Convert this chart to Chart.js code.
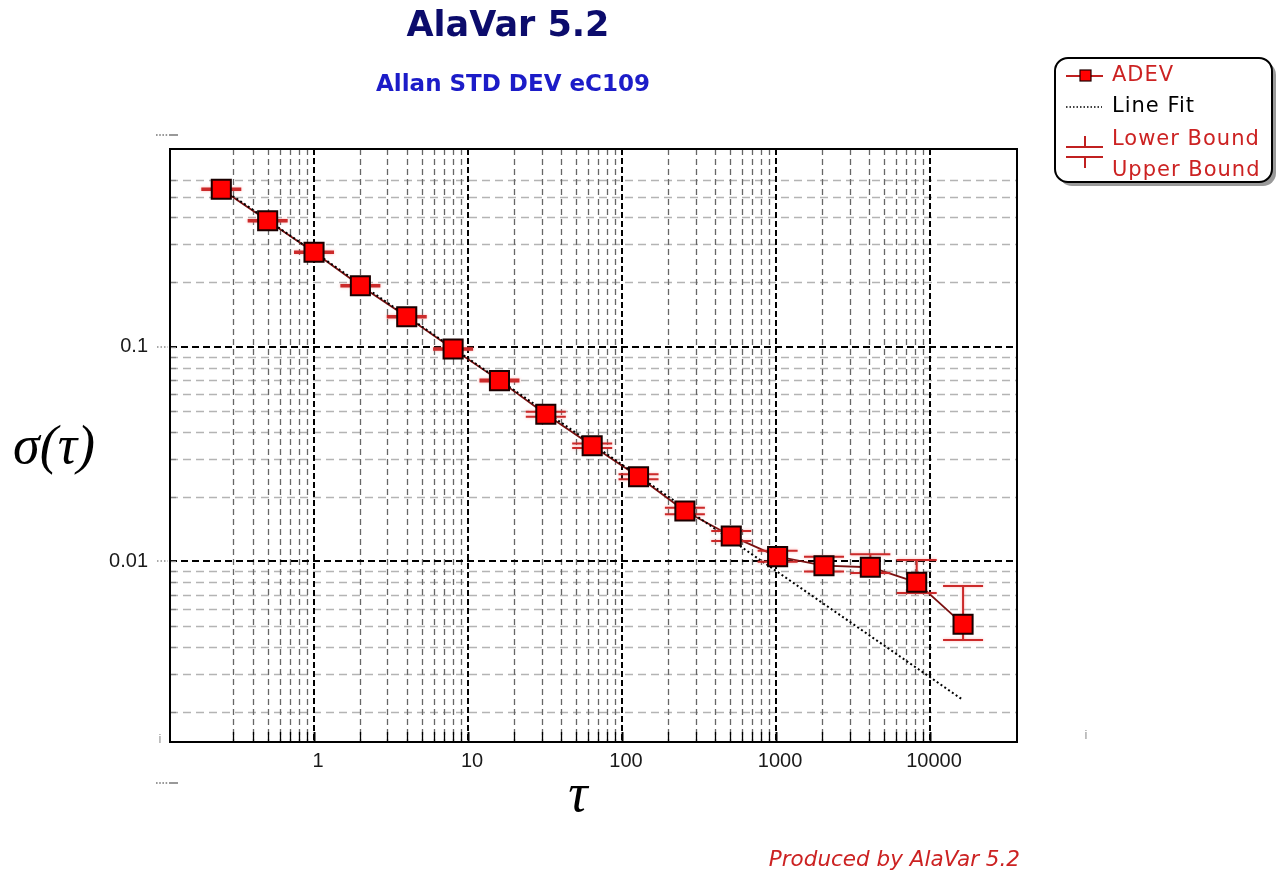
<!DOCTYPE html>
<html>
<head>
<meta charset="utf-8">
<script src="https://cdn.jsdelivr.net/npm/chart.js@4.4.1/dist/chart.umd.min.js"></script>
<style>
  html, body { margin: 0; padding: 0; background: #fff; }
  #wrap { width: 1282px; height: 874px; position: relative; }
</style>
</head>
<body>
<div id="wrap"><canvas id="c"></canvas></div>
<script>
// ---- data ----
const TAU   = [0.25, 0.5, 1, 2, 4, 8, 16, 32, 64, 128, 256, 512, 1024, 2048, 4096, 8192, 16384];
const ADEV  = [0.5405, 0.386, 0.2751, 0.1923, 0.1379, 0.0976, 0.0695, 0.04845, 0.03459, 0.02481, 0.01718, 0.01315, 0.01053, 0.00956, 0.0094, 0.0080, 0.0051];
const LOWER = [0.5365, 0.3831, 0.2731, 0.1909, 0.1369, 0.0969, 0.0688, 0.0472, 0.03375, 0.02416, 0.01658, 0.01246, 0.00998, 0.00897, 0.00884, 0.00713, 0.00431];
const UPPER = [0.5445, 0.3889, 0.2772, 0.1937, 0.1389, 0.0983, 0.0703, 0.0498, 0.03545, 0.02548, 0.0178, 0.01387, 0.01122, 0.01053, 0.01081, 0.01016, 0.00769];
const FIT_TAU = [0.25, 16384];
const FIT_VAL = [0.548, 0.002265];

const X_LABELS = [1, 10, 100, 1000, 10000];
const Y_LABELS = [0.1, 0.01];

// axis range and the span the dashed grid covers
const X_MIN = 0.1161, X_MAX = 36700;
const Y_MIN = 0.001444, Y_MAX = 0.8325;
const X_GRID = [0.3, 10000];
const Y_GRID = [0.002, 0.6];

const RED = '#cc2222';

// 1..9 x 10^e ticks inside [lo, hi]
function logTicks(lo, hi) {
  const out = [];
  for (let e = -4; e <= 5; e++) {
    for (let m = 1; m <= 9; m++) {
      const v = +(m * Math.pow(10, e)).toPrecision(6);
      if (v >= lo * 0.999 && v <= hi * 1.001) out.push(v);
    }
  }
  return out;
}
function isDecade(v) {
  const l = Math.log10(v);
  return Math.abs(l - Math.round(l)) < 1e-6;
}
function inList(list, v) {
  return list.some(function(l) { return Math.abs(l - v) < l * 1e-6; });
}

function drawErrorBars(chart) {
  const ctx = chart.ctx, x = chart.scales.x, y = chart.scales.y;
  ctx.save();
  ctx.strokeStyle = '#cc2a2a';
  ctx.lineWidth = 2;
  ctx.setLineDash([]);
  ctx.shadowColor = 'rgba(255,90,90,0.45)';
  ctx.shadowBlur = 3;
  TAU.forEach(function(t, i) {
    const px = x.getPixelForValue(t);
    const pu = y.getPixelForValue(UPPER[i]);
    const pl = y.getPixelForValue(LOWER[i]);
    ctx.beginPath();
    ctx.moveTo(px, pu); ctx.lineTo(px, pl);
    ctx.moveTo(px - 20, pu); ctx.lineTo(px + 20, pu);
    ctx.moveTo(px - 20, pl); ctx.lineTo(px + 20, pl);
    ctx.stroke();
  });
  ctx.restore();
}

function line(ctx, x1, y1, x2, y2) {
  ctx.beginPath(); ctx.moveTo(x1, y1); ctx.lineTo(x2, y2); ctx.stroke();
}

const alavarPlugin = {
  id: 'alavar',
  beforeDatasetsDraw(chart) {
    const ctx = chart.ctx, a = chart.chartArea, x = chart.scales.x, y = chart.scales.y;
    ctx.save();
    ctx.lineCap = 'butt';
    // minor horizontal
    y.ticks.forEach(function(t) {
      if (isDecade(t.value)) return;
      const py = Math.round(y.getPixelForValue(t.value)) + 0.5;
      ctx.setLineDash([8, 5]); ctx.strokeStyle = '#b4b4b4'; ctx.lineWidth = 1.3;
      line(ctx, a.left, py, a.right, py);
    });
    // minor vertical
    x.ticks.forEach(function(t) {
      if (isDecade(t.value)) return;
      const px = Math.round(x.getPixelForValue(t.value)) + 0.5;
      ctx.setLineDash([6, 4]); ctx.strokeStyle = '#666'; ctx.lineWidth = 1.3;
      line(ctx, px, a.top, px, a.bottom);
    });
    // decade lines
    y.ticks.forEach(function(t) {
      if (!isDecade(t.value)) return;
      const py = Math.round(y.getPixelForValue(t.value));
      ctx.setLineDash([7, 4]); ctx.strokeStyle = '#000'; ctx.lineWidth = 2;
      line(ctx, a.left, py, a.right, py);
      ctx.setLineDash([1.5, 2]); ctx.strokeStyle = '#555'; ctx.lineWidth = 1.2;
      line(ctx, a.left - 13, py, a.left - 2, py);
    });
    x.ticks.forEach(function(t) {
      if (!isDecade(t.value)) return;
      const px = Math.round(x.getPixelForValue(t.value));
      ctx.setLineDash([6, 3]); ctx.strokeStyle = '#000'; ctx.lineWidth = 2;
      line(ctx, px, a.top, px, a.bottom);
    });
    // inner tick marks
    ctx.setLineDash([]);
    x.ticks.forEach(function(t) {
      const px = Math.round(x.getPixelForValue(t.value)) + 0.5;
      ctx.strokeStyle = '#000'; ctx.lineWidth = isDecade(t.value) ? 2 : 1.3;
      line(ctx, px, a.bottom, px, a.bottom - 10);
    });
    y.ticks.forEach(function(t) {
      const py = Math.round(y.getPixelForValue(t.value)) + 0.5;
      ctx.strokeStyle = '#888'; ctx.lineWidth = 1.3;
      line(ctx, a.left, py, a.left + 6, py);
    });
    // frame
    ctx.strokeStyle = '#000'; ctx.lineWidth = 2;
    ctx.strokeRect(a.left, a.top, a.right - a.left, a.bottom - a.top);
    ctx.restore();
  },
  beforeDatasetDraw(chart, args) {
    if (args.index === 0) drawErrorBars(chart);
  },
  afterDraw(chart) {
    const ctx = chart.ctx;
    ctx.save();
    ctx.textBaseline = 'middle';

    // titles
    ctx.textAlign = 'center';
    ctx.fillStyle = '#0c0c6c';
    ctx.font = 'bold 35px "DejaVu Sans"';
    ctx.fillText('AlaVar 5.2', 508, 27);
    ctx.fillStyle = '#1c1cc8';
    ctx.font = 'bold 23px "DejaVu Sans"';
    ctx.fillText('Allan STD DEV eC109', 513, 85);

    // axis titles
    ctx.fillStyle = '#000';
    ctx.font = 'italic 54px "Liberation Serif"';
    ctx.fillText('σ(τ)', 54, 449);
    ctx.fillText('τ', 578, 797);

    // footer
    ctx.textAlign = 'right';
    ctx.fillStyle = RED;
    ctx.font = 'italic 21.5px "DejaVu Sans"';
    ctx.fillText('Produced by AlaVar 5.2', 1020, 860);

    // stray label remnants of the original
    ctx.fillStyle = '#999';
    [135, 783].forEach(function(yy) {
      for (let i = 0; i < 4; i++) ctx.fillRect(156 + i * 3.2, yy - 1, 1.6, 2);
      ctx.fillRect(169, yy - 1, 9, 2);
    });
    ctx.font = '13px "Liberation Sans"';
    ctx.textAlign = 'center';
    ctx.fillText('i', 160, 739);
    ctx.fillText('i', 1086, 735);

    // legend box
    const bx = 1055, by = 58, bw = 217, bh = 124, r = 13;
    function rr(x0, y0) {
      ctx.beginPath();
      ctx.roundRect(x0, y0, bw, bh, r);
    }
    ctx.fillStyle = '#9a9a9a';
    rr(bx + 4, by + 4); ctx.fill();
    ctx.fillStyle = '#fff';
    rr(bx, by); ctx.fill();
    ctx.strokeStyle = '#000'; ctx.lineWidth = 2;
    ctx.stroke();

    ctx.font = '21px "DejaVu Sans"';
    ctx.textAlign = 'left';
    ctx.letterSpacing = '1px';
    const tx = 1112;
    // ADEV
    ctx.strokeStyle = '#c02020'; ctx.lineWidth = 2;
    line(ctx, 1066, 76, 1103, 76);
    ctx.fillStyle = '#ff0000';
    ctx.fillRect(1080, 70, 11, 11);
    ctx.strokeStyle = '#200000'; ctx.lineWidth = 1.2;
    ctx.strokeRect(1080, 70, 11, 11);
    ctx.fillStyle = RED;
    ctx.fillText('ADEV', tx, 76);
    // Line Fit
    ctx.strokeStyle = '#000'; ctx.lineWidth = 1.5; ctx.setLineDash([1.5, 2]);
    line(ctx, 1066, 107, 1102, 107);
    ctx.setLineDash([]);
    ctx.fillStyle = '#000';
    ctx.fillText('Line Fit', tx, 107);
    // bounds
    ctx.strokeStyle = '#c02020'; ctx.lineWidth = 2;
    line(ctx, 1066, 147, 1103, 147);
    line(ctx, 1085, 136, 1085, 147);
    line(ctx, 1066, 157, 1103, 157);
    line(ctx, 1085, 157, 1085, 168);
    ctx.fillStyle = RED;
    ctx.fillText('Lower Bound', tx, 140);
    ctx.fillText('Upper Bound', tx, 171);
    ctx.restore();
  }
};

const tickFont = { family: '"Liberation Sans", Arial, sans-serif', size: 20 };

new Chart(document.getElementById('c'), {
  type: 'line',
  data: {
    datasets: [
      {
        label: 'ADEV',
        data: TAU.map(function(t, i) { return { x: t, y: ADEV[i] }; }),
        showLine: false,
        pointStyle: 'rect',
        pointRadius: 13.5,
        pointBackgroundColor: '#ff0000',
        pointBorderColor: '#1a0000',
        pointBorderWidth: 2
      },
      {
        label: 'Line Fit',
        data: FIT_TAU.map(function(t, i) { return { x: t, y: FIT_VAL[i] }; }),
        borderColor: '#000',
        borderWidth: 2,
        borderDash: [2, 2.6],
        pointRadius: 0,
        fill: false
      },
      {
        label: 'ADEV line',
        data: TAU.map(function(t, i) { return { x: t, y: ADEV[i] }; }),
        borderColor: '#7a1010',
        borderWidth: 1.8,
        pointRadius: 0,
        fill: false
      }
    ]
  },
  options: {
    responsive: true,
    maintainAspectRatio: false,
    animation: false,
    layout: { padding: { left: 0, top: 149, right: 265, bottom: 0 } },
    plugins: {
      legend: { display: false },
      tooltip: { enabled: false },
      title: { display: false }
    },
    scales: {
      x: {
        type: 'logarithmic',
        min: X_MIN, max: X_MAX,
        afterBuildTicks: function(s) { s.ticks = logTicks(X_GRID[0], X_GRID[1]).map(function(v) { return { value: v }; }); },
        afterFit: function(s) { s.height = 132; },
        grid: { display: false, drawTicks: false },
        border: { display: false },
        ticks: {
          autoSkip: false, maxRotation: 0, minRotation: 0,
          padding: 7, labelOffset: 4,
          color: '#1a1a1a', font: tickFont,
          callback: function(v) { return inList(X_LABELS, v) ? String(v) : ''; }
        }
      },
      y: {
        type: 'logarithmic',
        min: Y_MIN, max: Y_MAX,
        afterBuildTicks: function(s) { s.ticks = logTicks(Y_GRID[0], Y_GRID[1]).map(function(v) { return { value: v }; }); },
        afterFit: function(s) { s.width = 170; },
        grid: { display: false, drawTicks: false },
        border: { display: false },
        ticks: {
          autoSkip: false,
          padding: 22,
          color: '#1a1a1a', font: tickFont,
          callback: function(v) { return inList(Y_LABELS, v) ? String(v) : ''; }
        }
      }
    }
  },
  plugins: [alavarPlugin]
});
</script>
</body>
</html>
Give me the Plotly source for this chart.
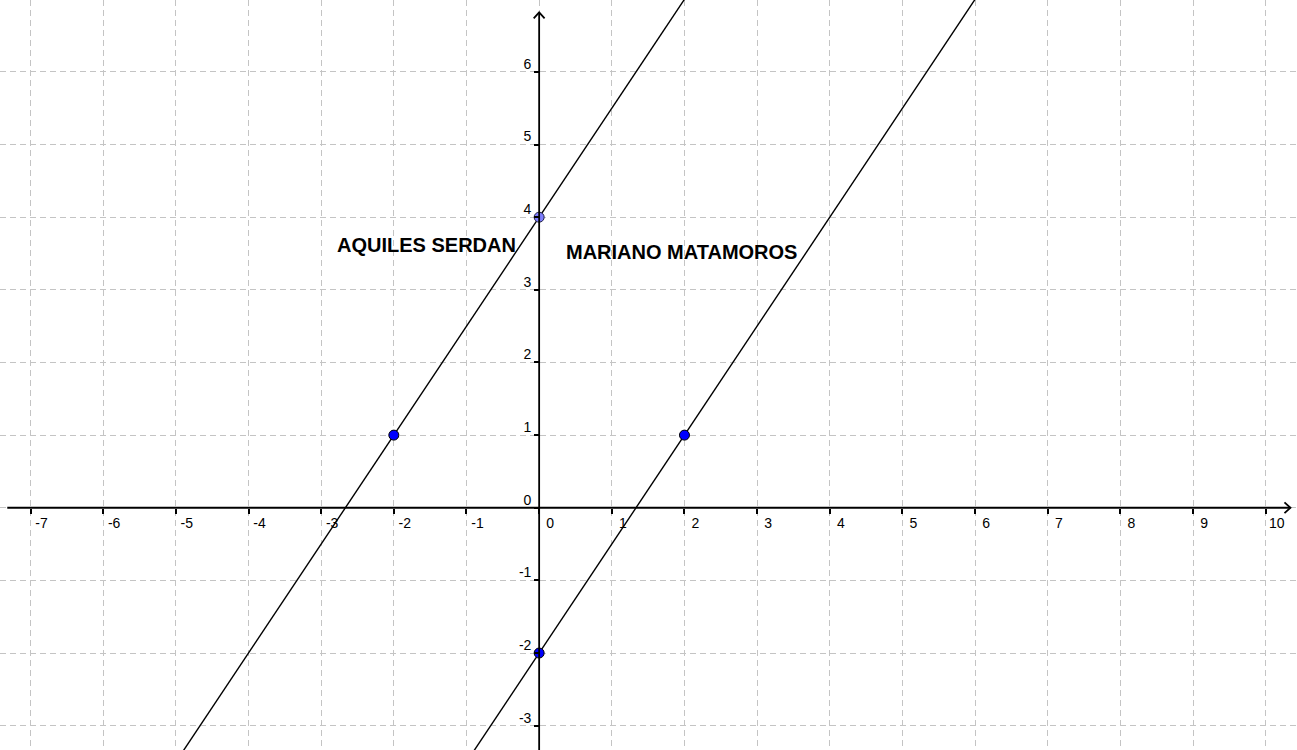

+ + +

== Written instruction ==
Pull out all lines of the data with the string "this".

== Completed task ==
Convert this chart to Chart.js code.
Give me the Plotly source for this chart.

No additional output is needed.